Technological change has always been at the heart of human progress, and as we all know, business is all about progress. The last few years have seen a massive wave of digitization sweep across entire industries. Still, amidst this wave of disruption, one constant remains – the customer.
“There is only one boss. The customer. And he can fire everyone from the chairman down, simply by spending his money somewhere else.” – Sam Walton, Founder of Wal-Mart
The 2016 Third-Party Logistics (3PL) Study – The State of Logistics Outsourcing, stresses that in order to successfully serve a customer, it is essential to put him/her first in every process. With that goal in mind, it becomes much easier to streamline internal processes to deliver the most value in the shortest time possible.
The above study highlights technologies that 3PLs should be investing in to keep up with the increasing demands of customers for faster, better and cheaper. Execution and transactional-based capabilities such as warehouse/distribution center management (WMS), transportation management planning and scheduling (TMS), electronic data interchange (EDI) and visibility via web portals for updates are no longer a “good-to-have” but a “must-have”.
The Fourth Industrial Revolution has arrived.
The dawn of Industry 4.0, will see the next phase in digitization within the manufacturing sector, characterized by the exponential rise in data volumes, computational power and connectivity. This in turn drives high functioning analytics and business-intelligence capabilities; complemented by improvements in the way machines communicate with us. Think augmented reality, holograms and artificial intelligence; assistants that actually work (sorry Siri).

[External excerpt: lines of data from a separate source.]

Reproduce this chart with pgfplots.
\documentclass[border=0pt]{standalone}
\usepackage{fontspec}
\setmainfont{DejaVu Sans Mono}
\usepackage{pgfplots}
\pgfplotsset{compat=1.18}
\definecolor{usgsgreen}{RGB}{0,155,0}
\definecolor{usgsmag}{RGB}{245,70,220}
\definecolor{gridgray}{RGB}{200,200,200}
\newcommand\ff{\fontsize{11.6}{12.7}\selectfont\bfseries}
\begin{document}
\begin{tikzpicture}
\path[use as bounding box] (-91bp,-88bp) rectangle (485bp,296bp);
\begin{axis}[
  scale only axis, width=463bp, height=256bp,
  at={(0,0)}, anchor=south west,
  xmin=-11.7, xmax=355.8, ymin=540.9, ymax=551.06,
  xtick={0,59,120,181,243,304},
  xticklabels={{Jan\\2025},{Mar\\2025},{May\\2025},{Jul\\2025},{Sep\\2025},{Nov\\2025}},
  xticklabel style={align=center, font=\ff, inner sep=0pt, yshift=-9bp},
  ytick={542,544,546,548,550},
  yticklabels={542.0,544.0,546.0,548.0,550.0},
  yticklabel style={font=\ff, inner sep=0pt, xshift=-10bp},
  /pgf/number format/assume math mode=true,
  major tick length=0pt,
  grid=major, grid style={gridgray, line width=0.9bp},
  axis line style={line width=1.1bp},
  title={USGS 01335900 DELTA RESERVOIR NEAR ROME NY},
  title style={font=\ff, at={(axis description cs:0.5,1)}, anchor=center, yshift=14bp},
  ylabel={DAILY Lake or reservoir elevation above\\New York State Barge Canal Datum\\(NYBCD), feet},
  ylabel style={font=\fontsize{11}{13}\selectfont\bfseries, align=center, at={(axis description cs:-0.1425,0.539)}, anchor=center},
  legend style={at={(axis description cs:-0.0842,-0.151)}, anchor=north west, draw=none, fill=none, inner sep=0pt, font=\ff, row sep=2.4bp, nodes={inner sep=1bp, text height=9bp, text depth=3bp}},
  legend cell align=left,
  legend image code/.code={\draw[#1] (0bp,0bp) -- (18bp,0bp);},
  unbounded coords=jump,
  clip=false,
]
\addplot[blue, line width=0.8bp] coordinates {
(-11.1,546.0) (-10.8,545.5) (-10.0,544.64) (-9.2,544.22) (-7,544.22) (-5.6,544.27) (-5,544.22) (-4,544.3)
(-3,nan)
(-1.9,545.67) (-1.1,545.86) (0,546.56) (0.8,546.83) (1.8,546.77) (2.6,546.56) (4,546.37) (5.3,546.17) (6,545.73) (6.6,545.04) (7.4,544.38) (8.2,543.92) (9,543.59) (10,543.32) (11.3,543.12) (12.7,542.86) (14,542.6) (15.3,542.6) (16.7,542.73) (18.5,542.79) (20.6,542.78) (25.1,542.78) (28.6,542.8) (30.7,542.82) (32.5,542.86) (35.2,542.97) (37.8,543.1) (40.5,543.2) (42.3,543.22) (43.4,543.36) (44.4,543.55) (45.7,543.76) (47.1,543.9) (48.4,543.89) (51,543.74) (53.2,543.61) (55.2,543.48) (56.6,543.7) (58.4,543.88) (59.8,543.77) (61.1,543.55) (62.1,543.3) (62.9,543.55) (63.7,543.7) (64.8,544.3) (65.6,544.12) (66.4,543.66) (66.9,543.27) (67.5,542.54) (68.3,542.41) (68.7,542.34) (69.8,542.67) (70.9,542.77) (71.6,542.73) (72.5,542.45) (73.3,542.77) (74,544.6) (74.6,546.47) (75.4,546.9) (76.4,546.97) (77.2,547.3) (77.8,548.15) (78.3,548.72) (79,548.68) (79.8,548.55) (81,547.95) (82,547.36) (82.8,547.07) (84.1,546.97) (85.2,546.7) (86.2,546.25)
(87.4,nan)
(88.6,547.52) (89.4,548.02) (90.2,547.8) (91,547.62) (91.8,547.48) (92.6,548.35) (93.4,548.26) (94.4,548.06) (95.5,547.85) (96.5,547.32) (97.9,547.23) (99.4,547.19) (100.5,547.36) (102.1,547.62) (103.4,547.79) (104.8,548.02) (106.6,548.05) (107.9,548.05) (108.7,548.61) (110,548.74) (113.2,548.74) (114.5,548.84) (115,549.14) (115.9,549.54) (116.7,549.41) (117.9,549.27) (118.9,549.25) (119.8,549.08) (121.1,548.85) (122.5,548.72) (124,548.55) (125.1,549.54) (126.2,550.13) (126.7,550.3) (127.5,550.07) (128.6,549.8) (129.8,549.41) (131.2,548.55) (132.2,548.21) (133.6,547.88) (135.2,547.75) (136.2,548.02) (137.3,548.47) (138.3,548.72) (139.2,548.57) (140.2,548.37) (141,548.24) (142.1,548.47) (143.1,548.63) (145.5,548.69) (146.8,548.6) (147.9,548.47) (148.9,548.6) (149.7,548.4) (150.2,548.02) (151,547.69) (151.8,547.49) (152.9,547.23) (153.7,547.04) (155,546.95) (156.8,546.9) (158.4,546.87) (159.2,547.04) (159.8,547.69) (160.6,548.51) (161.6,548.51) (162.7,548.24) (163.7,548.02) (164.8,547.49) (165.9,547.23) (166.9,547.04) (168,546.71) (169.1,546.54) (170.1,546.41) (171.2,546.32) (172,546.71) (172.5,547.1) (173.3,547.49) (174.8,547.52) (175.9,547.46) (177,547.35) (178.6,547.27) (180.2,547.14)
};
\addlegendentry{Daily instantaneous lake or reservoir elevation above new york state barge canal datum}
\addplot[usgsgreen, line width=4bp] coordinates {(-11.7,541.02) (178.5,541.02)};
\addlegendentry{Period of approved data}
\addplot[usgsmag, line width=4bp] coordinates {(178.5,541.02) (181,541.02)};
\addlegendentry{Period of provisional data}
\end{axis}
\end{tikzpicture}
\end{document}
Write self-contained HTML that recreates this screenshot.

Can we still rely on traditional technology?
Traditional technology solutions were built with the mindset of the old world, a paradigm that has existed since the 1980s but which is rapidly losing currency. Although these solutions are still vital to business functioning, companies need to look outward instead of trying not to rock the boat. In recent years, a new range of technologies have surfaced which will very likely shape our future for better or for worse.
The rapid adoption of Unmanned Aerial Vehicles (UAV) or “drones” as they are more commonly known as is one trend that Industry 4.0 has birthed. Be it Google’s parent Alphabet, Amazon or United Parcel Services (UPS), famous advocators of disruptive technologies have been rushing to develop automated drones for delivery. Amazon recently announced that the Civil Aviation Authority (CAA) in the United Kingdom has given it permission to test the viability of delivery of small parcels in three key areas: operations beyond line of sight, obstacle avoidance and where one person operates multiple autonomous drones. If this trial is successful, drones would be en route to becoming an accepted form of last mile delivery.
One of the last obstacles to drone acceptance would then be whether the end customer enjoys receiving a parcel from a drone instead of a human.
“We want to learn how people feel when they’re receiving a package by air… Technology is shaped and changed as it makes contact with the real world.” – Astro Teller, Captain of Moonshots, Google X
Although drone delivery will not happen tomorrow, it would be wise for solution providers and 3PLs to plan for the future and consider how to incorporate this technology into their existing systems.
2. Bots in, Humans out
The growth of e-Commerce has put extraordinary strain on fulfillment operations. The larger number of smaller orders and returns has increased complexity and warehouse activity levels. Compounding this, customers want their goods and want it now. Thus, warehouses and distribution centers (DCs) are increasingly situated near to urban areas which are more costly and limited in area. Furthermore, labour costs can only increase with young people shunning manual work.
Amazon anticipated this back in 2012 and acquired Kiva Systems, a manufacturer of mobile robotic fulfillment systems, for $775 million. With a valuation multiple of seven times Kiva System’s revenue at that time, there is no clearer indication that the future of warehousing lies in automation.
Automated warehouses serve to reduce the three largest costs of warehousing in the high-cost, low-margin retail industry; labour, time and real estate. Symbotic’s system which is being tested by Wal-mart, Coca Cola and Target, claims to be able to cut labour costs by 80% and operate warehouses that are 25% to 40% smaller with robots able to access any-case at any-time in any-sequence at 25 miles per hour.
This technology has been gaining momentum in retail over the years and is definitely something 3PLs should consider implementing as well.
3. VR vs AR
In comparison, AR is already being deployed in warehouses. Even back in 2011, KiSoft Vision, the visual picking technology by Knapp AG used AR to reduce error rates by as much as 40 percent. Pickers wear a headset which provides vital information including accurate guidance along the shortest distance to the next location. In addition, the integrated camera captures serial and lot ID numbers and performs real-time stock tracking. With both hands free, pickers are better able to handle items.
We need to take a long and hard look at our customers even more so than in the past. Technology advancements have surpassed our expectations and our customer’s demands have only increased as a result. It is crucial to understand the array of solutions out there, and merge the limitless possibilities of technology with the reality of our customer’s needs. In doing so, perhaps we’ll find a balance that pleases the boss.